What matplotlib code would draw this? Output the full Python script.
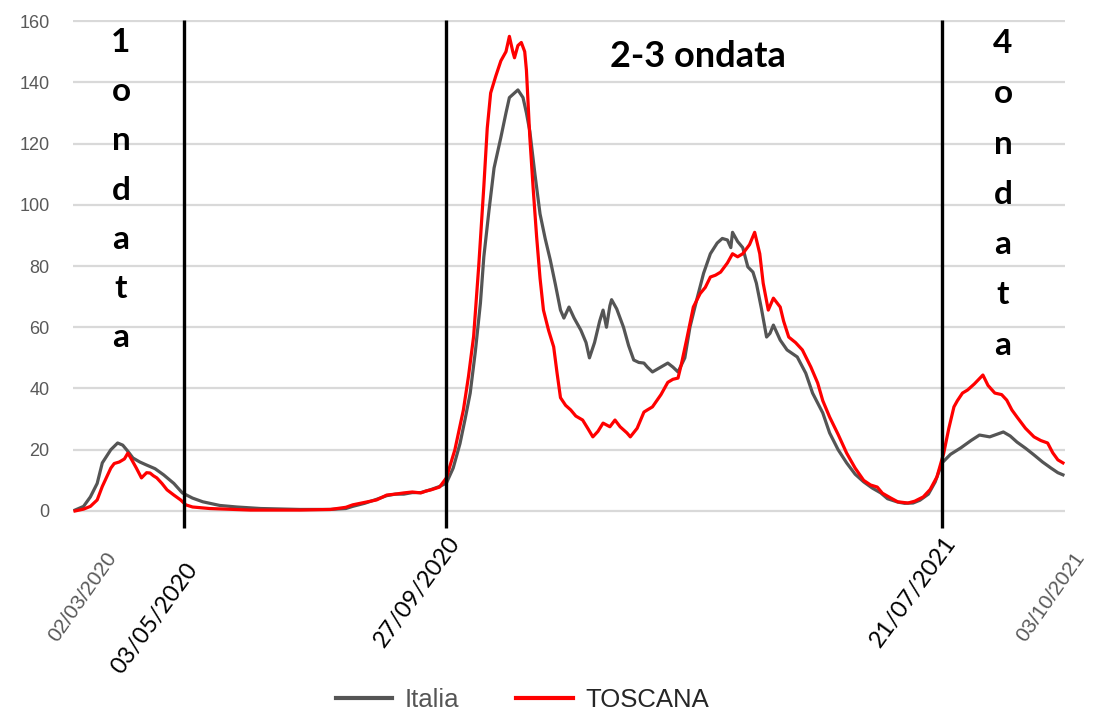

...

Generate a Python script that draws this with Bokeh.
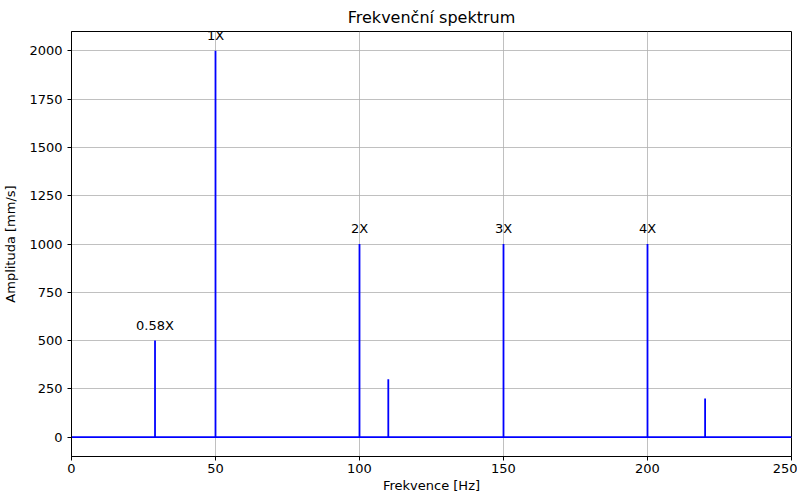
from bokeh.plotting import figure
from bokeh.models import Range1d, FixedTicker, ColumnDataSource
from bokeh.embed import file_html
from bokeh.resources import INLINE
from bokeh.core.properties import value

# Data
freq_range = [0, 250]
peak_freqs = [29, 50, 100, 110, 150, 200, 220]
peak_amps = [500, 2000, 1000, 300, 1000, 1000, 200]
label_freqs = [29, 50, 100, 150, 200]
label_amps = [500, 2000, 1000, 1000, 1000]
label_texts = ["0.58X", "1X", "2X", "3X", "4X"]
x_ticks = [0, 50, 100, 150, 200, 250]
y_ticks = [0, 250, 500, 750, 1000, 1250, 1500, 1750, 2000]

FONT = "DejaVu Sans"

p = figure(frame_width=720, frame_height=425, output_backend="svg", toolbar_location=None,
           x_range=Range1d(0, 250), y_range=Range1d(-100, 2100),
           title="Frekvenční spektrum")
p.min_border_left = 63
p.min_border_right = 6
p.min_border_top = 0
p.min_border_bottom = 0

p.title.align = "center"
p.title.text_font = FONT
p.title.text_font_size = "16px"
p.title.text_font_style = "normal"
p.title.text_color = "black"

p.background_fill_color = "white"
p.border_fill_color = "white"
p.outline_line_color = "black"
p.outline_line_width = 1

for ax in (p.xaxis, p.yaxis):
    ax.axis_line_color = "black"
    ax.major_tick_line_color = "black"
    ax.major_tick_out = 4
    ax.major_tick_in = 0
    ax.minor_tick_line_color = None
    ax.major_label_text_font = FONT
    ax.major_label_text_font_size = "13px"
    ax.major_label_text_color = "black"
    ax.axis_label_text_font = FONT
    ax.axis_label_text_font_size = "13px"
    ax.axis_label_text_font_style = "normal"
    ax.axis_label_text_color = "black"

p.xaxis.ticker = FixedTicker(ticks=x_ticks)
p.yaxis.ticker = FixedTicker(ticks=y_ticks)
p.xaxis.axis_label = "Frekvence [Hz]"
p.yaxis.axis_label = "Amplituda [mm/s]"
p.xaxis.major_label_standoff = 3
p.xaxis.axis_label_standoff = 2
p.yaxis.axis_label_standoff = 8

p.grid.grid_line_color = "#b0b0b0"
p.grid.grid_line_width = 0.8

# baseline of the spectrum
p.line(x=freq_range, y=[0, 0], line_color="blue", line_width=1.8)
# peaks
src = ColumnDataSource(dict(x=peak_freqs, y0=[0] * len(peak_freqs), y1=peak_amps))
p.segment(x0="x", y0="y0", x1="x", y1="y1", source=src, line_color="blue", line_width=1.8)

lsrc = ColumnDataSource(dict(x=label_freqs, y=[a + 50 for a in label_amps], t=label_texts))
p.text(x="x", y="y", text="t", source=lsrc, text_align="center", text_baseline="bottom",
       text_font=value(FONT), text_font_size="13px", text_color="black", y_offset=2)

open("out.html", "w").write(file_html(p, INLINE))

SET PROBLEM:
Check each line of the data above for the word "script" and say how many lines contain it, giving nothing besides the number.

TASK ANSWER:
2